Berdasarkan Pasal 4 ayat (1) huruf a Undang-Undang Pajak Penghasilan, "imbalan dalam bentuk natura" adalah imbalan dalam bentuk barang selain uang, sedangkan "imbalan dalam bentuk kenikmatan" adalah imbalan dalam bentuk hak atas pemanfaatan suatu fasilitas dan/atau pelayanan. Selanjutnya apa saja perubahan yang dibawa UU HPP terkait perlakuan perpajakan atas natura dan/atau kenikmatan.
Pertama, terkait imbalan dalam bentuk natura dan/atau kenikmatan dalam UU HPP ditetapkan sebagai objek pajak penghasilan. Hal ini mengubah ketentuan sebelumnya yang mengatur bahwa imbalan dalam bentuk natura dan/atau kenikmatan bukan merupakan objek pajak.
Kedua, UU HPP mengubah ketentuan natura dan/atau kenikmatan menjadi negative list. Artinya, yang tertuang di dalam Undang-Undang adalah hanya natura dan/atau kenikmatan yang dikecualikan dari objek Pajak Penghasilan. Namun yang menjadi menarik adalah terdapat ketentuan "natura dan/atau kenikmatan dengan jenis dan/atau batasan tertentu yang akan dikecualikan". Hal ini membutuhkan kejelasan dalam aturan pelaksanaan terkait jenis dan/atau batasan tertentu, walaupun pada Pasal 28 Peraturan Pemerintah No. 55 Tahun 2022, menjelaskan sekilas apa yang dimaksud batasan tertentu terkait natura dan/atau kenikmatan. Batasan tertentu tersebut harus mempertimbangkan jenis dan/atau nilai dan/atau kriteria penerima penggantian atau imbalan dalam bentuk natura dan/atau kenikmatan. Namun hal tersebut belum menjelaskan secara detil terkait batasan tertentu yang dimaksud.

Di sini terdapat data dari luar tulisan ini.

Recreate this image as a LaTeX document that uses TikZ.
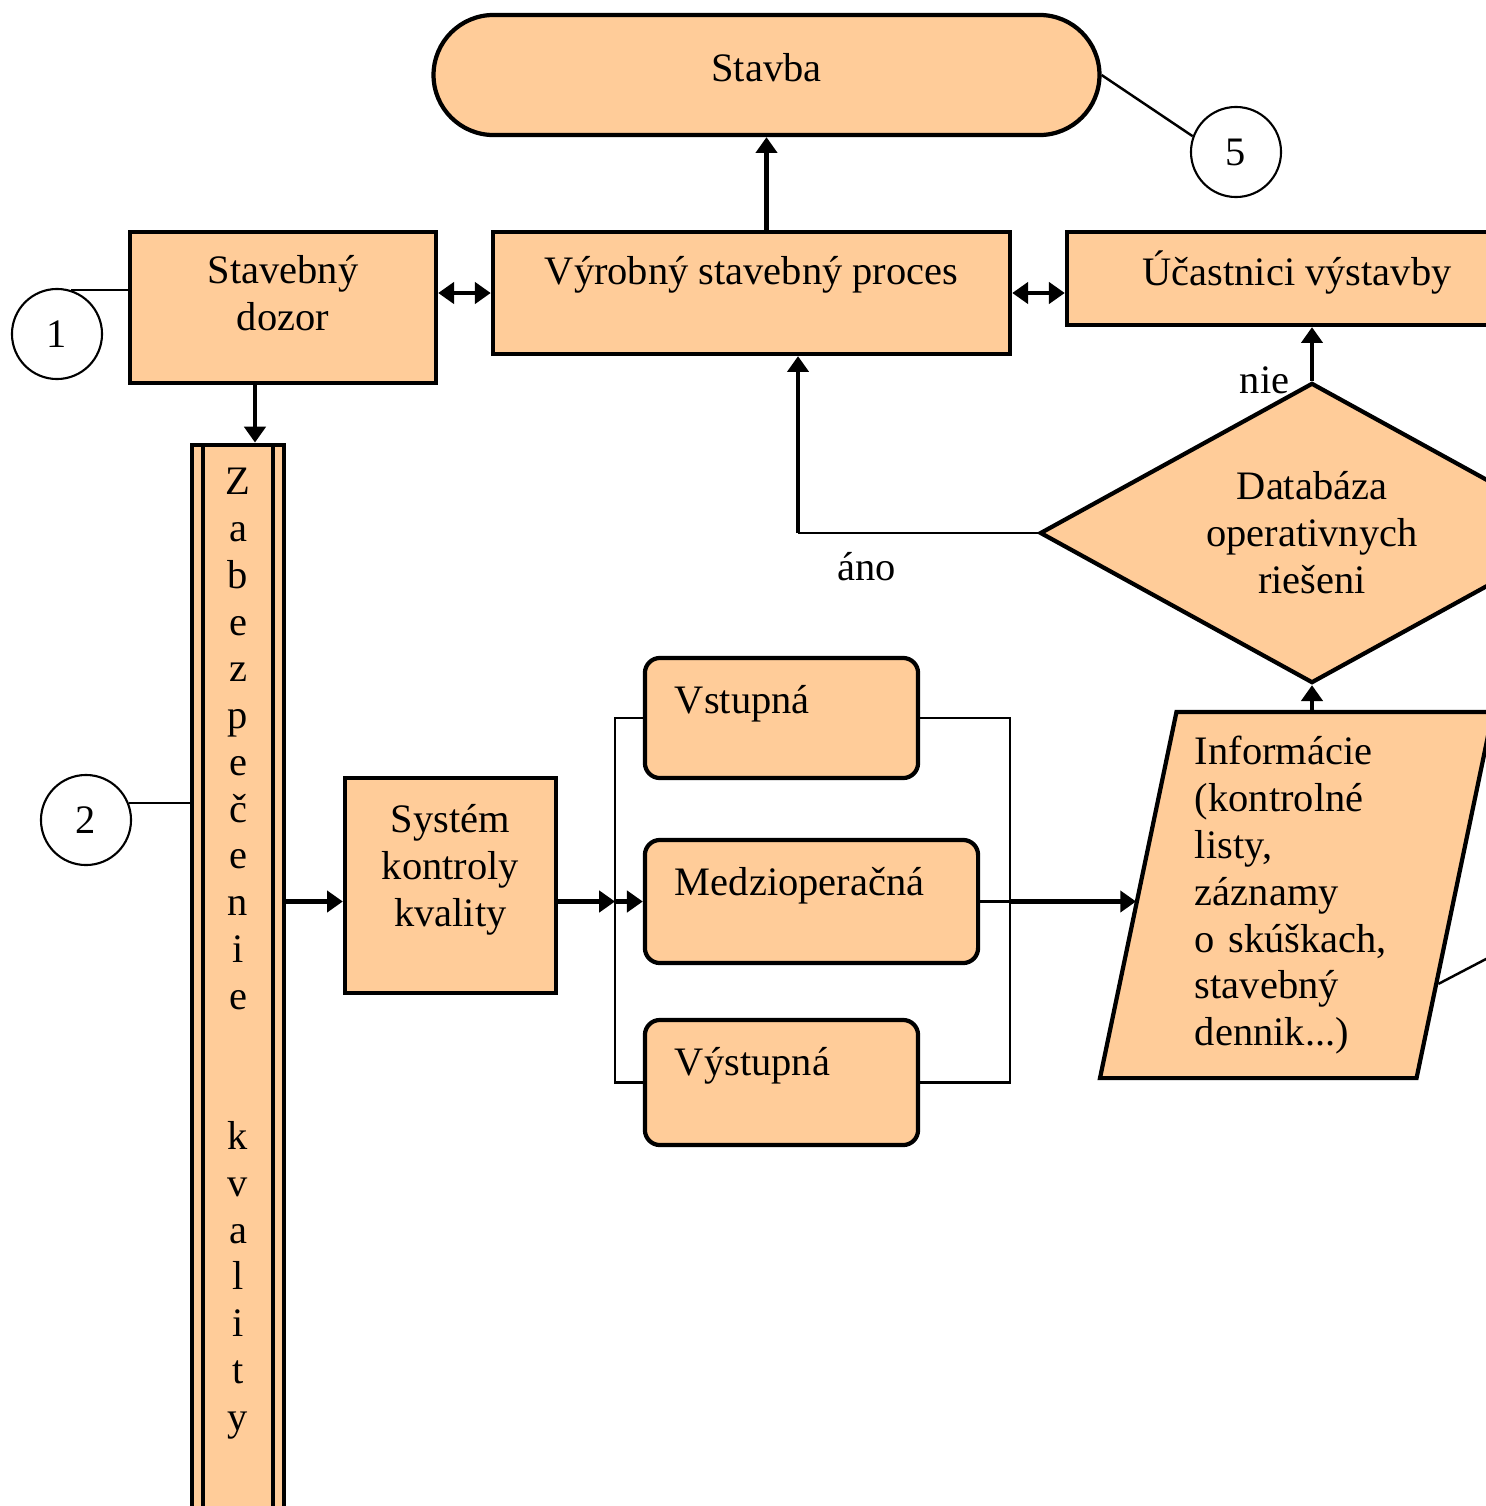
\documentclass[tikz,border=0pt]{standalone}
\usepackage{fontspec}
\setmainfont{Liberation Serif}
\usetikzlibrary{arrows.meta,shapes.geometric,shapes.misc,calc}
\definecolor{peach}{RGB}{255,204,153}

\begin{document}
\begin{tikzpicture}[x=0.01cm, y=-0.01cm,
    every node/.style={font=\fontsize{11.5pt}{13.3pt}\selectfont},
    box/.style={draw, line width=1.2pt, fill=peach, text height=0.28cm, align=center},
    term/.style={box, rounded rectangle},
    soft/.style={box, rounded corners=0.15cm, align=left, inner xsep=0.3cm},
    predef/.style={box, path picture={
        \draw[line width=1.2pt]
          ([xshift=0.11cm]path picture bounding box.north west) -- ([xshift=0.11cm]path picture bounding box.south west)
          ([xshift=-0.11cm]path picture bounding box.north east) -- ([xshift=-0.11cm]path picture bounding box.south east);}},
    num/.style={circle, draw, line width=0.6pt, minimum size=0.9cm, inner sep=0pt},
    lbl/.style={inner sep=0pt},
    thinline/.style={line width=0.7pt},
    arr/.style={line width=1.4pt, -{Triangle[length=4.5pt,width=6pt]}},
    dbl/.style={line width=1.4pt, {Triangle[length=4.5pt,width=6pt]}-{Triangle[length=4.5pt,width=6pt]}}]
  \useasboundingbox (0,0) rectangle (1486,1506);
  \clip (0,0) rectangle (1486,1506);

  % top row
  \node[term, minimum width=6.89cm, minimum height=1.2cm, text depth=0.16cm] (stavba) at (766.5,75) {Stavba};
  \node[box, minimum width=3.06cm, minimum height=1.51cm, text width=2.5cm, text depth=0.75cm] (dozor) at (283,307.5) {Stavebný\\dozor};
  \node[box, minimum width=5.17cm, minimum height=1.22cm, text depth=0.44cm] (vyr) at (751.5,293) {Výrobný stavebný proces};
  \node[box, minimum width=4.6cm, minimum height=0.93cm, text depth=0.15cm] (ucast) at (1297,278.5) {Účastnici výstavby};

  % left column
  \node[predef, minimum width=0.92cm, minimum height=11.55cm, text width=0.6cm, text depth=10.83cm] (bar) at (238,1022.5)
    {Z\\a\\b\\e\\z\\p\\e\\č\\e\\n\\i\\e\\~\\~\\k\\v\\a\\l\\i\\t\\y};
  \node[box, minimum width=2.11cm, minimum height=2.15cm, text width=1.8cm, text depth=1.33cm] (sys) at (450.5,885.5) {Systém\\kontroly\\kvality};

  % kinds of control
  \node[soft, minimum width=2.73cm, minimum height=1.2cm, text width=2.13cm, text depth=0.38cm] (vst) at (781.5,718) {Vstupná};
  \node[soft, minimum width=3.33cm, minimum height=1.23cm, text width=2.73cm, text depth=0.41cm] (med) at (811.5,901.5) {Medzioperačná};
  \node[soft, minimum width=2.73cm, minimum height=1.25cm, text width=2.13cm, text depth=0.43cm] (vys) at (781.5,1082.5) {Výstupná};
  \coordinate (brL) at (615,901.5);
  \coordinate (brR) at (1010,901.5);

  % right column
  \node[box, diamond, shape aspect=1.8, inner sep=0pt, minimum width=5.44cm, minimum height=3cm, text width=2.4cm, text depth=0.94cm] (dia) at (1312,533)
    {Databáza\\operativnych\\riešeni};
  \node[box, trapezium, trapezium left angle=78, trapezium right angle=102, trapezium stretches=true,
        minimum width=3.93cm, minimum height=3.66cm, text width=2.03cm, align=left, text depth=2.88cm] (info) at (1296.5,895)
    {Informácie\\(kontrolné\\listy,\\záznamy\\o skúškach,\\stavebný\\dennik...)};

  % numbered markers
  \node[num] (c1) at (57,334) {1};
  \node[num] (c2) at (86,820) {2};
  \node[num] (c5) at (1236,152) {5};
  \coordinate (c3) at (1530,936);
  \draw[thinline] (c1.72) -- (c1.72 -| dozor.west);
  \draw[thinline] (c2.22) -- (c2.22 -| bar.west);
  \draw[thinline] (stavba.east) -- (c5.160);
  \draw[thinline] ($(info.bottom right corner)!0.26!(info.top right corner)$) -- (c3);

  % connectors
  \draw[arr] (stavba.south |- vyr.north) -- (stavba.south);
  \draw[dbl] (dozor.east |- vyr.west) -- (vyr.west);
  \draw[dbl] (vyr.east) -- (ucast.west |- vyr.east);
  \draw[arr] ([xshift=-0.28cm]dozor.south) -- ([xshift=-0.28cm]dozor.south |- bar.north);
  \draw[arr] (bar.east |- med.west) -- (sys.west |- med.west);
  \draw[arr] (sys.east |- med.west) -- (brL);
  \draw[arr] (brL) -- (med.west);
  \draw[thinline] (vst.west) -| (brL) |- (vys.west);
  \draw[thinline] (vst.east) -| (brR) |- (vys.east);
  \draw[thinline] (med.east) -- (brR);
  \draw[arr] (brR) -- (info.west |- brR);
  \draw[arr] (dia.south |- info.north) -- (dia.south);
  \draw[arr] (dia.north) -- (dia.north |- ucast.south);
  \coordinate (turn) at ([xshift=0.465cm]vyr.south |- dia.west);
  \draw[thinline] (dia.west) -- (turn);
  \draw[arr] (turn) -- ([xshift=0.465cm]vyr.south);
  \node[lbl, anchor=base east] (nie) at (1290,393) {nie};
  \node[lbl, anchor=base] (ano) at (867,580) {áno};
\end{tikzpicture}
\end{document}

Ketiga, dalam UU HPP memberlakukan terkait prinsip taxable-deductible atas perlakuan natura dan/atau kenikmatan. Artinya, imbalan dalam bentuk natura dan/atau kenikmatan menjadi objek pajak penghasilan bagi penerima. Sedangkan pemberi imbalan tersebut dapat membiayakan nilai atas imbalan yang diberikan.
Berdasarkan Pasal 29 Peraturan Pemerintah No. 55 Tahun 2022, penggantian atau imbalan dalam bentuk natura dan/atau kenikmatan yang diterima atau diperoleh sehubungan dengan pekerjaan atau jasa dapat dinilai dengan menggunakan dua mekanisme. Pertama, berdasarkan nilai pasar untuk penggantian atau imbalan dalam bentuk natura. Kedua, biaya yang dikeluarkan atau seharusnya dikeluarkan oleh pemberi untuk penggantian atau imbalan dalam bentuk kenikmatan. Hal ini justru menambah kerumitan yang dihadapi oleh wajib pajak, selain harus melakukan pemotongan pajak penghasilan. Wajib pajak dihadapkan dengan permasalahan baru dengan bagaimana cara menilai imbalan tersebut, terutama terkait dengan menilai natura dengan nilai pasar.
Penetapan natura dan kenikmatan sesuai prinsip taxable-deductible tentunya juga akan berimplikasi pada akumulasi beban pajak yang akan ditanggung oleh Wajib Pajak. Skema perlakuan perpajakan atas natura dan/atau kenikmatan menggeser beban pajak yang awalnya dikenakan pada tingkat perusahaan, dengan adanya UU HPP menjadi tanggungan wajib pajak orang pribadi penerima natura dan/atau kenikmatan tersebut.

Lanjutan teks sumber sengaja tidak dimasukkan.